== Given material ==

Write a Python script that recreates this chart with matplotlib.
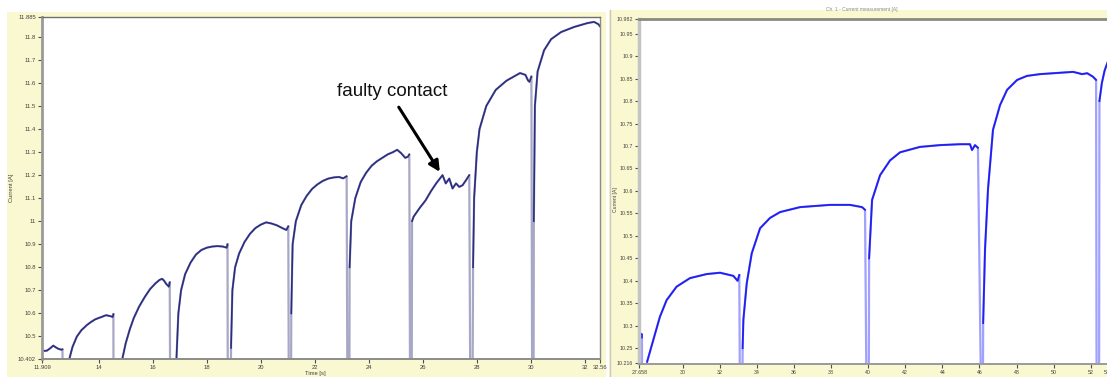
import numpy as np
import matplotlib
matplotlib.use("Agg")
import matplotlib.pyplot as plt
from matplotlib.patches import Rectangle

# ---------------- data: left panel ----------------
left_time = [
    11.909, 12.08, 12.2, 12.32, 12.42, 12.51, 12.63, 12.66, 12.67, 12.90,
    12.92, 13.03, 13.19, 13.36, 13.56, 13.72, 13.87, 14.0, 14.12, 14.22, 14.30, 14.38, 14.44, 14.52, 14.545, 14.55, 14.86,
    14.88, 15.0, 15.15, 15.3, 15.5, 15.7, 15.9, 16.1, 16.25, 16.35, 16.42, 16.5, 16.6, 16.63, 16.65, 16.86,
    16.88, 16.95, 17.05, 17.2, 17.4, 17.6, 17.8, 18.0, 18.2, 18.4, 18.6, 18.74, 18.77, 18.78, 18.88,
    18.9, 18.95, 19.05, 19.2, 19.4, 19.6, 19.8, 20.0, 20.2, 20.4, 20.6, 20.8, 20.95, 21.02, 21.04, 21.12,
    21.13, 21.18, 21.3, 21.5, 21.7, 21.9, 22.1, 22.3, 22.5, 22.7, 22.9, 23.05, 23.18, 23.21, 23.28,
    23.29, 23.35, 23.5, 23.7, 23.9, 24.1, 24.3, 24.5, 24.7, 24.9, 25.05, 25.2, 25.35, 25.45, 25.5, 25.53, 25.59,
    25.6, 25.66, 25.9, 26.1, 26.3, 26.5, 26.73, 26.85, 26.98, 27.1, 27.23, 27.35, 27.47, 27.6, 27.72, 27.76, 27.84,
    27.86, 27.9, 28.0, 28.1, 28.35, 28.7, 29.1, 29.4, 29.6, 29.8, 29.9, 29.95, 30.02, 30.05, 30.1,
    30.11, 30.15, 30.25, 30.49, 30.75, 31.12, 31.6, 32.1, 32.34, 32.5, 32.56,
]
left_current = [
    10.437, 10.438, 10.448, 10.46, 10.452, 10.446, 10.442, 10.444, 10.2, 10.2,
    10.405, 10.454, 10.499, 10.527, 10.549, 10.563, 10.574, 10.58, 10.585, 10.59, 10.592, 10.589, 10.588, 10.584, 10.597, 10.2, 10.2,
    10.405, 10.47, 10.53, 10.58, 10.63, 10.67, 10.705, 10.73, 10.745, 10.75, 10.742, 10.728, 10.716, 10.735, 10.2, 10.2,
    10.405, 10.6, 10.7, 10.77, 10.82, 10.855, 10.875, 10.885, 10.89, 10.892, 10.89, 10.885, 10.9, 10.2, 10.2,
    10.45, 10.7, 10.8, 10.86, 10.91, 10.945, 10.97, 10.985, 10.995, 10.99, 10.982, 10.97, 10.962, 10.978, 10.2, 10.2,
    10.6, 10.9, 11.0, 11.07, 11.11, 11.14, 11.16, 11.175, 11.185, 11.19, 11.192, 11.186, 11.195, 10.2, 10.2,
    10.8, 11.0, 11.1, 11.17, 11.21, 11.24, 11.26, 11.275, 11.29, 11.3, 11.31, 11.295, 11.275, 11.28, 11.29, 10.2, 10.2,
    11.0, 11.02, 11.06, 11.09, 11.13, 11.165, 11.2, 11.164, 11.185, 11.142, 11.164, 11.149, 11.156, 11.178, 11.2, 10.2, 10.2,
    10.8, 11.1, 11.3, 11.4, 11.5, 11.57, 11.61, 11.63, 11.643, 11.635, 11.61, 11.605, 11.628, 10.2, 10.2,
    11.0, 11.5, 11.65, 11.742, 11.79, 11.821, 11.843, 11.86, 11.865, 11.855, 11.846,
]
left_xticks = [11.909, 14, 16, 18, 20, 22, 24, 26, 28, 30, 32, 32.56]
left_xlabels = ["11.909", "14", "16", "18", "20", "22", "24", "26", "28", "30", "32", "32.56"]
left_yticks = [10.402, 10.5, 10.6, 10.7, 10.8, 10.9, 11.0, 11.1, 11.2, 11.3, 11.4, 11.5, 11.6, 11.7, 11.8, 11.885]
left_ylabels = ["10.402", "10.5", "10.6", "10.7", "10.8", "10.9", "11", "11.1", "11.2", "11.3",
                "11.4", "11.5", "11.6", "11.7", "11.8", "11.885"]

# ---------------- data: right panel ----------------
right_time = [
    27.658, 27.70, 27.74, 27.78, 27.80, 27.82, 28.06,
    28.08, 28.41, 28.77, 29.13, 29.67, 30.39, 31.29, 32.01, 32.73, 32.96, 33.05, 33.09, 33.21,
    33.23, 33.27, 33.45, 33.72, 34.17, 34.71, 35.25, 36.33, 37.94, 39.02, 39.67, 39.83, 39.92, 40.03,
    40.05, 40.21, 40.64, 41.18, 41.72, 42.79, 43.87, 44.95, 45.49, 45.60, 45.76, 45.92, 46.10, 46.18,
    46.20, 46.30, 46.46, 46.73, 47.11, 47.49, 48.03, 48.56, 49.27, 50.35, 51.05, 51.54, 51.81, 52.13, 52.29, 52.32, 52.45,
    52.47, 52.6, 52.75, 52.9, 53.0,
]
right_current = [
    10.279, 10.276, 10.274, 10.282, 10.274, 10.1, 10.1,
    10.22, 10.268, 10.320, 10.357, 10.387, 10.406, 10.415, 10.418, 10.411, 10.400, 10.413, 10.1, 10.1,
    10.25, 10.313, 10.394, 10.461, 10.517, 10.54, 10.553, 10.564, 10.569, 10.569, 10.564, 10.558, 10.1, 10.1,
    10.45, 10.58, 10.635, 10.668, 10.686, 10.698, 10.702, 10.704, 10.704, 10.691, 10.702, 10.696, 10.1, 10.1,
    10.306, 10.469, 10.603, 10.736, 10.791, 10.825, 10.847, 10.856, 10.86, 10.863, 10.865, 10.86, 10.862, 10.854, 10.847, 10.1, 10.1,
    10.80, 10.84, 10.868, 10.885, 10.895,
]
right_xticks = [27.658, 30, 32, 34, 36, 38, 40, 42, 44, 46, 48, 50, 52, 53.04]
right_xlabels = ["27.658", "30", "32", "34", "36", "38", "40", "42", "44", "46", "48", "50", "52", "53.04"]
right_yticks = [10.216, 10.25, 10.3, 10.35, 10.4, 10.45, 10.5, 10.55, 10.6, 10.65, 10.7,
                10.75, 10.8, 10.85, 10.9, 10.95, 10.982]
right_ylabels = ["10.216", "10.25", "10.3", "10.35", "10.4", "10.45", "10.5", "10.55", "10.6", "10.65",
                 "10.7", "10.75", "10.8", "10.85", "10.9", "10.95", "10.982"]

# ---------------- layout ----------------
W, H = 1107, 377
fig = plt.figure(figsize=(W / 100, H / 100), dpi=100)
fig.patch.set_facecolor("white")
plt.rcParams["font.family"] = ["Liberation Sans", "DejaVu Sans"]

BEIGE = "#FAF8D0"


def rect(x0, y0, x1, y1):
    return [x0 / W, 1 - y1 / H, (x1 - x0) / W, (y1 - y0) / H]


# beige panel backgrounds (drawn beneath the axes)
fig.patches.append(Rectangle((7 / W, 0), (606 - 7) / W, 1 - 12 / H, transform=fig.transFigure,
                             facecolor=BEIGE, edgecolor="none", zorder=-5))
fig.patches.append(Rectangle((609 / W, 0), (W - 609) / W, 1 - 10 / H, transform=fig.transFigure,
                             facecolor=BEIGE, edgecolor="none", zorder=-5))
fig.add_artist(plt.Line2D([609.5 / W, 609.5 / W], [0, 1 - 10 / H], transform=fig.transFigure,
                          color="#c8c8c0", lw=1.0, zorder=-4))


def style_axes(ax, xt, xl, yt, yl, spine_cols, fs):
    ax.set_facecolor("white")
    ax.set_xticks(xt)
    ax.set_xticklabels(xl)
    ax.set_yticks(yt)
    ax.set_yticklabels(yl)
    ax.tick_params(axis="both", labelsize=fs, colors="#505050", labelcolor="#404040",
                   length=3, width=0.8, pad=1.5, direction="out")
    for side, (c, lw) in spine_cols.items():
        ax.spines[side].set_color(c)
        ax.spines[side].set_linewidth(lw)


# ---------------- left panel ----------------
axL = fig.add_axes(rect(42.2, 17.3, 600, 359))
lt = np.array(left_time)
lc = np.array(left_current)
yminL, ymaxL = 10.402, 11.885
axL.plot(lt, lc, color="#a8a8c6", lw=1.6)
axL.plot(lt, np.where(lc < yminL, np.nan, lc), color="#2b2e80", lw=1.2)
axL.set_xlim(11.909, 32.56)
axL.set_ylim(yminL, ymaxL)
style_axes(axL, left_xticks, left_xlabels, left_yticks, left_ylabels,
           {"left": ("#9a9a9a", 2.0), "bottom": ("#8c8c8c", 1.4),
            "top": ("#707070", 1.0), "right": ("#8a8a8a", 1.0)}, 4.2)

axL.text(22.81, 11.543, "faulty contact", fontsize=13.5, color="#111111",
         family=["Liberation Sans", "DejaVu Sans"], ha="left", va="baseline")
axL.annotate("", xy=(26.63, 11.214), xytext=(25.11, 11.495),
             arrowprops=dict(arrowstyle="-|>", lw=2.2, color="black",
                             mutation_scale=16, shrinkA=0, shrinkB=0))

fig.text(315 / W, 1 - 374 / H, "Time [s]", fontsize=4.2, color="#404040", ha="center", va="center")
fig.text(12 / W, 1 - 188 / H, "Current [A]", fontsize=4.2, color="#404040", ha="center",
         va="center", rotation=90)

# ---------------- right panel ----------------
axR = fig.add_axes(rect(639.3, 19.3, 1110, 363.5))
rt = np.array(right_time)
rc = np.array(right_current)
yminR, ymaxR = 10.216, 10.982
axR.plot(rt, rc, color="#a0a0ff", lw=1.6)
axR.plot(rt, np.where(rc < yminR, np.nan, rc), color="#1f1ff0", lw=1.3)
axR.set_xlim(27.658, 53.04)
axR.set_ylim(yminR, ymaxR)
style_axes(axR, right_xticks, right_xlabels, right_yticks, right_ylabels,
           {"left": ("#c4c4c4", 2.5), "bottom": ("#9a9a9a", 1.4),
            "top": ("#8a8a80", 2.0), "right": ("#8a8a8a", 1.0)}, 3.8)

fig.text(615 / W, 1 - 200 / H, "Current [A]", fontsize=3.6, color="#404040", ha="center",
         va="center", rotation=90)
fig.text(862 / W, 1 - 9.5 / H, "Ch. 1 - Current measurement [A]", fontsize=3.5,
         color="#8a8a8a", ha="center", va="center")

fig.savefig("out.png", dpi=100, facecolor=fig.get_facecolor())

===

Task objective:
Print, exactly as written, the lines above from the first one to the one containing "from matplotlib.patches import Rectangle". Leave out pictures.

The answer:
Write a Python script that recreates this chart with matplotlib.
import numpy as np
import matplotlib
matplotlib.use("Agg")
import matplotlib.pyplot as plt
from matplotlib.patches import Rectangle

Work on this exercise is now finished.